Descrivendolo, distinguerei il suo modo di essere dal suo modo di apparire. A chi lo guardava con distacco, P. Alberto poteva apparire serio, esigente, non molto sensibile verso quelli che aveva vicino, tutto preso dal mondo dei suoi interessi di studio, di insegnamento, di affermazione.
Ma chi, avendo a che fare con lui, è riuscito ad andare al di là delle apparenze, ha potuto scoprire un P. Alberto completamente diverso, grazie ai suoi tratti interiori che rivelava con forza. Vorrei descriverne brevemente alcuni.
1. P. Alberto aveva un grande senso di Dio che metteva al centro della sua vita, soprattutto nel contesto della preghiera. È interessante vedere le annotazioni che faceva sulle pagine di libri e libretti che custodiva con cura meticolosa, per avere spunti che lo aiutassero a entrare sempre meglio in contatto con Dio. In un mondo dove tantissimi hanno messo Dio in un angolo o addirittura lo hanno escluso dalla loro vita, P. Alberto ci lascia questo messaggio: “Mettete Dio al centro della vostra vita perché di essa Lui è il datore e in essa ci sostiene con l’energia del suo Spirito. Ravvivate la vostra relazione con Dio, giorno dopo giorno, attraverso la preghiera”.
2. P. Alberto era un uomo coerente, tutto d’un pezzo, non accettava nessun compromesso, a volte con una forza che poteva sembrare esagerata. Il messaggio che ci lascia è questo: “ Mentre nella società in genere tutto è diventato fluido, come se tutto fosse ‘usa e getta’, adoperatevi perché i vostri valori umani e cristiani e i vostri impegni siano duraturi.
3. Aveva un profondo senso della missione a lui affidata dal Signore con una nota unica, l’insegnamento. Ci teneva molto e per ogni lezione che doveva tenere all’Università, si preparava in modo molto esigente. Il messaggio che ci lascia è importante: “Camminate su questa terra per rendere questo mondo un mondo migliore, ciascuno operando secondo i doni ricevuti”.

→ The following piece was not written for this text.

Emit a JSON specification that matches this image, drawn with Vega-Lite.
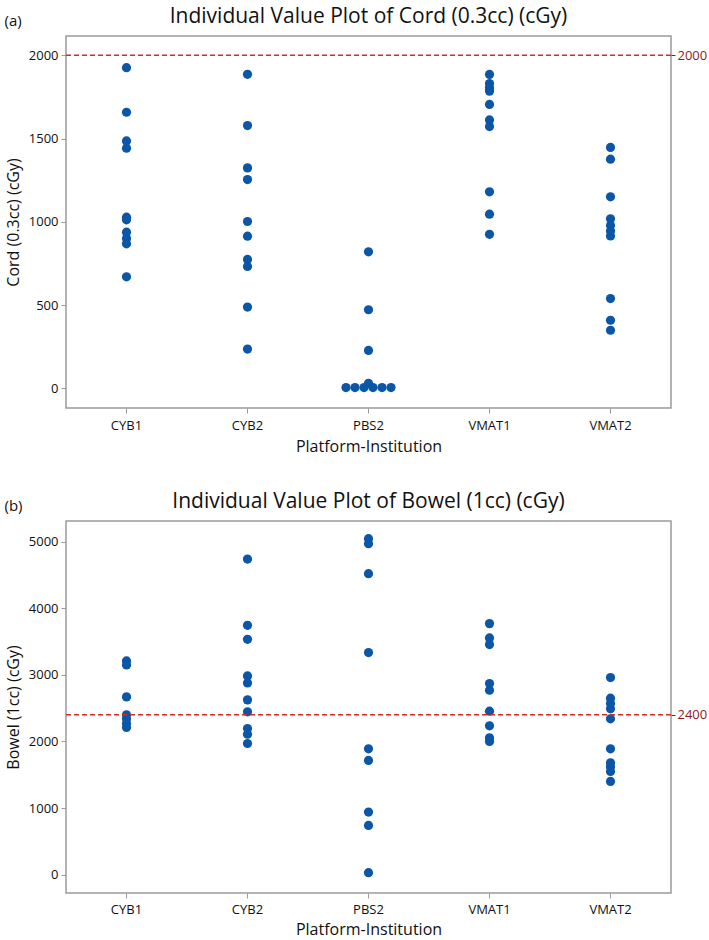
{
  "$schema": "https://vega.github.io/schema/vega-lite/v6.json",
  "padding": {"left": 4, "top": 5, "right": 0, "bottom": 0},
  "background": "white",
  "config": {
    "font": "Open Sans",
    "view": {"stroke": "#9a9a9a", "strokeWidth": 1.5},
    "axis": {"labelFont": "Open Sans", "titleFont": "Open Sans", "labelFontSize": 13, "titleFontSize": 16, "titleFontWeight": 500, "labelFontWeight": 500, "labelColor": "#111", "titleColor": "#111", "tickColor": "#9a9a9a", "tickSize": 5, "grid": false, "domain": false},
    "title": {"font": "Open Sans", "fontWeight": 500, "color": "#111"}
  },
  "datasets": {
    "cord": [
      {"group": "CYB1", "value": 1926}, {"group": "CYB1", "value": 1658}, {"group": "CYB1", "value": 1486}, {"group": "CYB1", "value": 1442}, {"group": "CYB1", "value": 1028}, {"group": "CYB1", "value": 1012}, {"group": "CYB1", "value": 938}, {"group": "CYB1", "value": 900}, {"group": "CYB1", "value": 868}, {"group": "CYB1", "value": 670},
      {"group": "CYB2", "value": 1886}, {"group": "CYB2", "value": 1578}, {"group": "CYB2", "value": 1324}, {"group": "CYB2", "value": 1254}, {"group": "CYB2", "value": 1002}, {"group": "CYB2", "value": 914}, {"group": "CYB2", "value": 774}, {"group": "CYB2", "value": 732}, {"group": "CYB2", "value": 488}, {"group": "CYB2", "value": 236},
      {"group": "PBS2", "value": 820}, {"group": "PBS2", "value": 472}, {"group": "PBS2", "value": 228}, {"group": "PBS2", "value": 30}, {"group": "PBS2", "value": 5}, {"group": "PBS2", "value": 5}, {"group": "PBS2", "value": 5}, {"group": "PBS2", "value": 5}, {"group": "PBS2", "value": 5}, {"group": "PBS2", "value": 5},
      {"group": "VMAT1", "value": 1885}, {"group": "VMAT1", "value": 1830}, {"group": "VMAT1", "value": 1805}, {"group": "VMAT1", "value": 1785}, {"group": "VMAT1", "value": 1705}, {"group": "VMAT1", "value": 1612}, {"group": "VMAT1", "value": 1572}, {"group": "VMAT1", "value": 1180}, {"group": "VMAT1", "value": 1046}, {"group": "VMAT1", "value": 925},
      {"group": "VMAT2", "value": 1447}, {"group": "VMAT2", "value": 1376}, {"group": "VMAT2", "value": 1150}, {"group": "VMAT2", "value": 1018}, {"group": "VMAT2", "value": 978}, {"group": "VMAT2", "value": 945}, {"group": "VMAT2", "value": 915}, {"group": "VMAT2", "value": 539}, {"group": "VMAT2", "value": 409}, {"group": "VMAT2", "value": 349}
    ],
    "bowel": [
      {"group": "CYB1", "value": 3210}, {"group": "CYB1", "value": 3150}, {"group": "CYB1", "value": 2670}, {"group": "CYB1", "value": 2400}, {"group": "CYB1", "value": 2340}, {"group": "CYB1", "value": 2270}, {"group": "CYB1", "value": 2210},
      {"group": "CYB2", "value": 4740}, {"group": "CYB2", "value": 3745}, {"group": "CYB2", "value": 3535}, {"group": "CYB2", "value": 2985}, {"group": "CYB2", "value": 2880}, {"group": "CYB2", "value": 2625}, {"group": "CYB2", "value": 2445}, {"group": "CYB2", "value": 2195}, {"group": "CYB2", "value": 2110}, {"group": "CYB2", "value": 1970},
      {"group": "PBS2", "value": 5045}, {"group": "PBS2", "value": 4970}, {"group": "PBS2", "value": 4520}, {"group": "PBS2", "value": 3335}, {"group": "PBS2", "value": 1890}, {"group": "PBS2", "value": 1715}, {"group": "PBS2", "value": 940}, {"group": "PBS2", "value": 740}, {"group": "PBS2", "value": 30},
      {"group": "VMAT1", "value": 3770}, {"group": "VMAT1", "value": 3555}, {"group": "VMAT1", "value": 3455}, {"group": "VMAT1", "value": 2870}, {"group": "VMAT1", "value": 2770}, {"group": "VMAT1", "value": 2455}, {"group": "VMAT1", "value": 2235}, {"group": "VMAT1", "value": 2055}, {"group": "VMAT1", "value": 2000},
      {"group": "VMAT2", "value": 2960}, {"group": "VMAT2", "value": 2650}, {"group": "VMAT2", "value": 2570}, {"group": "VMAT2", "value": 2490}, {"group": "VMAT2", "value": 2340}, {"group": "VMAT2", "value": 1890}, {"group": "VMAT2", "value": 1680}, {"group": "VMAT2", "value": 1620}, {"group": "VMAT2", "value": 1550}, {"group": "VMAT2", "value": 1400}
    ]
  },
  "vconcat": [
    {
      "title": {"text": "(a)", "anchor": "start", "frame": "bounds", "fontSize": 15, "offset": -24},
      "vconcat": [
        {
          "title": {"text": "Individual Value Plot of Cord (0.3cc) (cGy)", "fontSize": 21, "anchor": "middle", "offset": 9},
          "width": 605, "height": 372,
          "resolve": {"axis": {"y": "independent"}},
          "layer": [
            {
              "data": {"name": "cord"},
              "transform": [
                {"window": [{"op": "row_number", "as": "tieIndex"}], "groupby": ["group", "value"]},
                {"joinaggregate": [{"op": "count", "as": "tieCount"}], "groupby": ["group", "value"]},
                {"calculate": "datum.tieIndex - (datum.tieCount + 1) / 2", "as": "tieOffset"}
              ],
              "mark": {"type": "point", "filled": true, "opacity": 1, "size": 85, "color": "#0b56a6"},
              "encoding": {
                "x": {"field": "group", "type": "nominal", "sort": ["CYB1", "CYB2", "PBS2", "VMAT1", "VMAT2"], "scale": {"type": "band", "paddingInner": 0, "paddingOuter": 0}, "axis": {"title": "Platform-Institution", "labelAngle": 0, "labelPadding": 6, "titlePadding": 6}},
                "xOffset": {"field": "tieOffset", "type": "quantitative", "scale": {"domain": [-6.72, 6.72]}},
                "y": {"field": "value", "type": "quantitative", "scale": {"domain": [-118, 2116], "nice": false, "zero": false}, "axis": {"title": "Cord (0.3cc) (cGy)", "format": "d", "values": [0, 500, 1000, 1500, 2000], "titlePadding": 7, "labelPadding": 3}}
              }
            },
            {
              "data": {"values": [{"limit": 2000}]},
              "mark": {"type": "rule", "color": "#d42a2a", "strokeDash": [5, 3], "strokeWidth": 1.5},
              "encoding": {
                "y": {"field": "limit", "type": "quantitative", "axis": {"orient": "right", "title": null, "format": "d", "values": [2000], "labelColor": "#8e1b1b", "tickColor": "#8e1b1b", "tickSize": 4, "labelPadding": 2}}
              }
            }
          ]
        }
      ]
    },
    {
      "title": {"text": "(b)", "anchor": "start", "frame": "bounds", "fontSize": 15, "offset": -24},
      "vconcat": [
        {
          "title": {"text": "Individual Value Plot of Bowel (1cc) (cGy)", "fontSize": 21, "anchor": "middle", "offset": 9},
          "width": 605, "height": 372,
          "resolve": {"axis": {"y": "independent"}},
          "layer": [
            {
              "data": {"name": "bowel"},
              "transform": [
                {"window": [{"op": "row_number", "as": "tieIndex"}], "groupby": ["group", "value"]},
                {"joinaggregate": [{"op": "count", "as": "tieCount"}], "groupby": ["group", "value"]},
                {"calculate": "datum.tieIndex - (datum.tieCount + 1) / 2", "as": "tieOffset"}
              ],
              "mark": {"type": "point", "filled": true, "opacity": 1, "size": 85, "color": "#0b56a6"},
              "encoding": {
                "x": {"field": "group", "type": "nominal", "sort": ["CYB1", "CYB2", "PBS2", "VMAT1", "VMAT2"], "scale": {"type": "band", "paddingInner": 0, "paddingOuter": 0}, "axis": {"title": "Platform-Institution", "labelAngle": 0, "labelPadding": 5, "titlePadding": 5}},
                "xOffset": {"field": "tieOffset", "type": "quantitative", "scale": {"domain": [-6.72, 6.72]}},
                "y": {"field": "value", "type": "quantitative", "scale": {"domain": [-275, 5311], "nice": false, "zero": false}, "axis": {"title": "Bowel (1cc) (cGy)", "format": "d", "values": [0, 1000, 2000, 3000, 4000, 5000], "titlePadding": 7, "labelPadding": 3}}
              }
            },
            {
              "data": {"values": [{"limit": 2400}]},
              "mark": {"type": "rule", "color": "#d42a2a", "strokeDash": [5, 3], "strokeWidth": 1.5},
              "encoding": {
                "y": {"field": "limit", "type": "quantitative", "axis": {"orient": "right", "title": null, "format": "d", "values": [2400], "labelColor": "#8e1b1b", "tickColor": "#8e1b1b", "tickSize": 4, "labelPadding": 2}}
              }
            }
          ]
        }
      ]
    }
  ],
  "spacing": 35
}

4. Come Comboniano amava l’Istituto e soffriva quando gli sembrava che la conoscenza del Fondatore non era ben promossa e che c’erano confratelli che non avevano un chiaro senso di appartenenza alla famiglia comboniana. Il messaggio che lascia ai confratelli è questo: “Amate l’Istituto e siate attivi nella sua azione per la missione”.
5. Un ultimo punto: P. Alberto era molto sensibile al dolore e spesso cedeva al lamento. Ma questo lamento diventava anche preghiera: “Sono stanco – mi diceva due anni fa – e vorrei andarmene a casa lassù. Ma sia fatta la Sua volontà”.
Da Mccj Bulletin n. 270 suppl. In Memoriam, gennaio 2017, pp. 13-18.